The idea for the smoked asparagus soup came a little haphazardly. I was planning on grilling the asparagus with a drizzle of balsamic and olive oil but as it was the first grill of the season the flames were uneven and the safest place not to char my freshly picked spears was up on the board.

The flavour was subtle and amazing, a perfect enhancement for an already pretty great vegetable. The soup came from the left overs of the greedy three bunches that I decided to cook up for a dinner of four.
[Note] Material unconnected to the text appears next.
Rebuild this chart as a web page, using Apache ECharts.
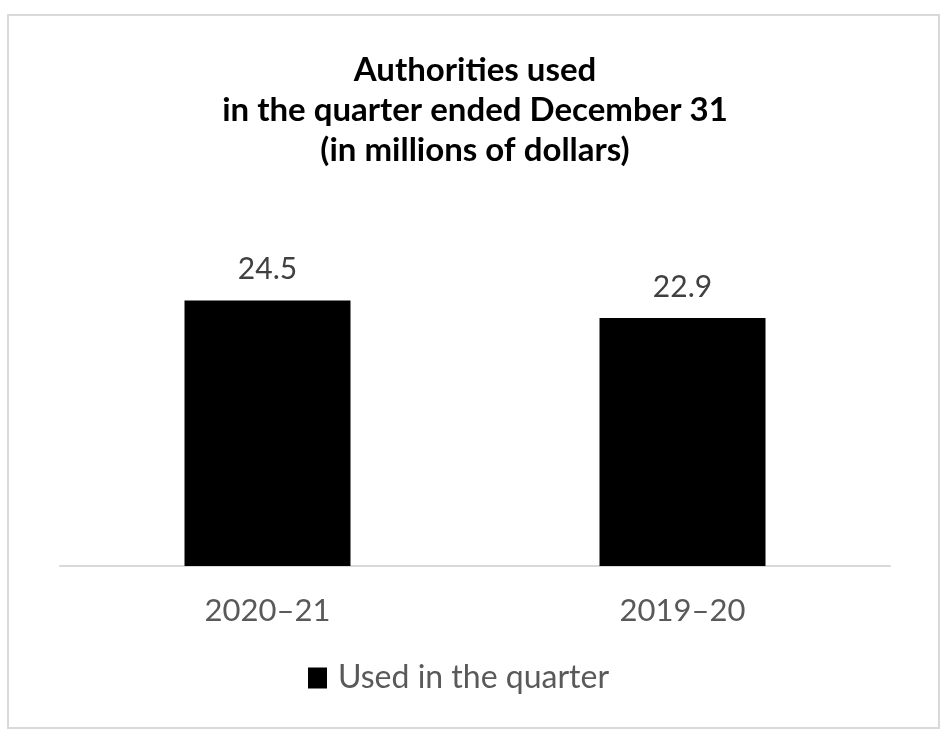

After tasting it, I’m not only going to be trying this asparagus in other things like quiche, but with other vegetables too!

SMOKED ASPARAGUS SOUP

1 Bunch of Asparagus, 20-25 medium sized stalks, trimmed
2 Tablespoons Olive Oil
1 teaspoon Balsamic Vinegar
2 Leeks, white and light green parts only, well washed and finely diced
2 Garlic Cloves, minced
4 Cups Vegetable stock
1 Medium Yukon Gold or Russet Potato, peeled and diced
scant 1/4 teaspoon Salt, or to taste
1 teaspoon Lemon Juice or to taste, optional.

Submerge your cedar plank in water anywhere from 20 minutes to 4 hours, depending on the thickness and your timing.
Preheat the grill over a medium high heat.
Trim asparagus and lay in aluminum foil.
Drizzle over balsamic vinegar and 1 Tablespoon of the olive oil; wrapping the foil to cover.
Place the asparagus package on the cedar plank, reduce the flame and close the lid of the bbq.
Grill for about 10 – 15 minutes, checking intermittently until tender.
Meanwhile, heat the remaining oil in a large stockpot to sweat the leeks and garlic until soft and translucent but not browned; about 3 – 5 minutes.
Add the diced potato and cover with the stock.
Bring to a simmer and cook until the potatoes are softened.
Remove the best spear tips from the asparagus and reserve for garnish.
Roughly chop the remaining smoky asparagus, add to the simmering soup.
Continue for another 3 – 5 minutes to cook through to merge flavours.
Transfer soup to a food processor or using a immersion blender, combine until smooth.
Season to taste with salt. Stir in lemon juice, if using.
Top each serving with reserved asparagus tips and drizzle over extra virgin olive, basil or leek oil.